What does that mean for the engineer? It means 300 watts of CPU power to contend with. “Then we’re putting in these high-end gamer GPUs, which adds another 250 watts. Now with just CPU and GPUs, we’re pushing 550 watts of processing. It’s a serious engineering challenge to figure out how to keep those computers and those servers cool, but at the end of the day, that’s our job,” Wade states.
Powerful CPUs and GPUs are certainly posing a challenge: “From a core and rackmounted server perspective, the power dissipation per core continues to drop; however, the core count per CPU is increasing at a significant rate,” Shaw says. “What used to be an eight- to 12-core system dissipating 80 watts is being replaced with silicon that has 24 cores, and is dumping 150 watts of heat into a socket. With a dual-socket motherboard, this equates to 300 watts that needs to be dissipated in 1U space.”
“As computing becomes more dense, our engineers must think outside the box to find ways to address thermal concerns,” Kothari notes. This also means working with the user during the design process in order to “marry the customer requirements with power budgeting, package size, and environmental conditions to determine the optimal thermal solution.”

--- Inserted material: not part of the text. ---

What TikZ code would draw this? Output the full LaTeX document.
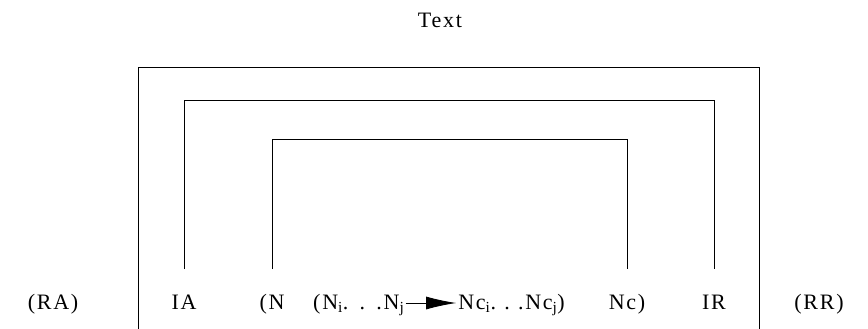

Servers are carrying quite a load. Mitigating the heat necessitates different methods that include thermal modeling. “There’s heatsinking the heat pipes. There’s making sure that there’s plenty of exhaust and evacuation,” Wade says. “At the end of the day, we consider it always a high-risk item, and so we track that through our design process. It’s just a combination of prudent thermal modeling in design. It’s verification testing for the various components after the prototype is built. And then it’s the qualification to make sure at the end of the day that the system does perform.”
As industry experts try to satisfy users’ requirements, “it’s a design challenge,” Wade states simply. “It’s an engineering risk; we need to understand what tried-and-true techniques are used to mitigate the thermals.”
The next phase of development
Department of Defense (DoD) officials have been preaching their SWaP mantra for years, so much so that SWaP-optimized embedded servers are the future for the military, Kothari says. “Modern warfighter applications will demand single LRUs [line-replaceable units] to replace multiple legacy systems, moving from standalone systems to all-in-one embedded solutions.”
SWaP requirements continue to drive the evolution of today’s military-use rugged computing, but technology doesn’t stand still and trying to figure out what’s next for rugged computing is an exciting challenge. “Where we’re at right now? We’re kind of in that next phase of technology where the next major technology disruption is self-driving cars,” Wade says.
While it may be difficult to project into the future, the industry should look at “the impact of cellphones, tablets, and IoT [Internet of Things] on the market,” Shaw points out. This reality will enable the introduction of “very low-cost, high-density storage combined with advanced processing architectures that will play a role in the next five to 10 years. Additionally, these ‘microappliances’ could be connected to everything important to a particular user via connections integrated on a single piece of silicon.”
These advancements in technology, while the military user may not initially relate to them, “are really going to accelerate the implementation of machine learning and artificial intelligence into industries across the world, and of course the military is going to be all over this technology and this capability,” Wade asserts.
For the next phase to begin, rugged computers will have to “support the high-end computation that’s needed to support emerging technology,” Wade adds. “There will be systems that are not going to be the traditional CPU with PCI card expansion and storage. It’s going to be systems that are more architected around heterogeneous computing, so you’ll see FPGAs [field-programmable gate arrays], you’ll see GPUs, you’ll see CPUs all working in concert, load-sharing, balancing the different computing requirements to take advantage of the high-end parallel processing that’s needed.”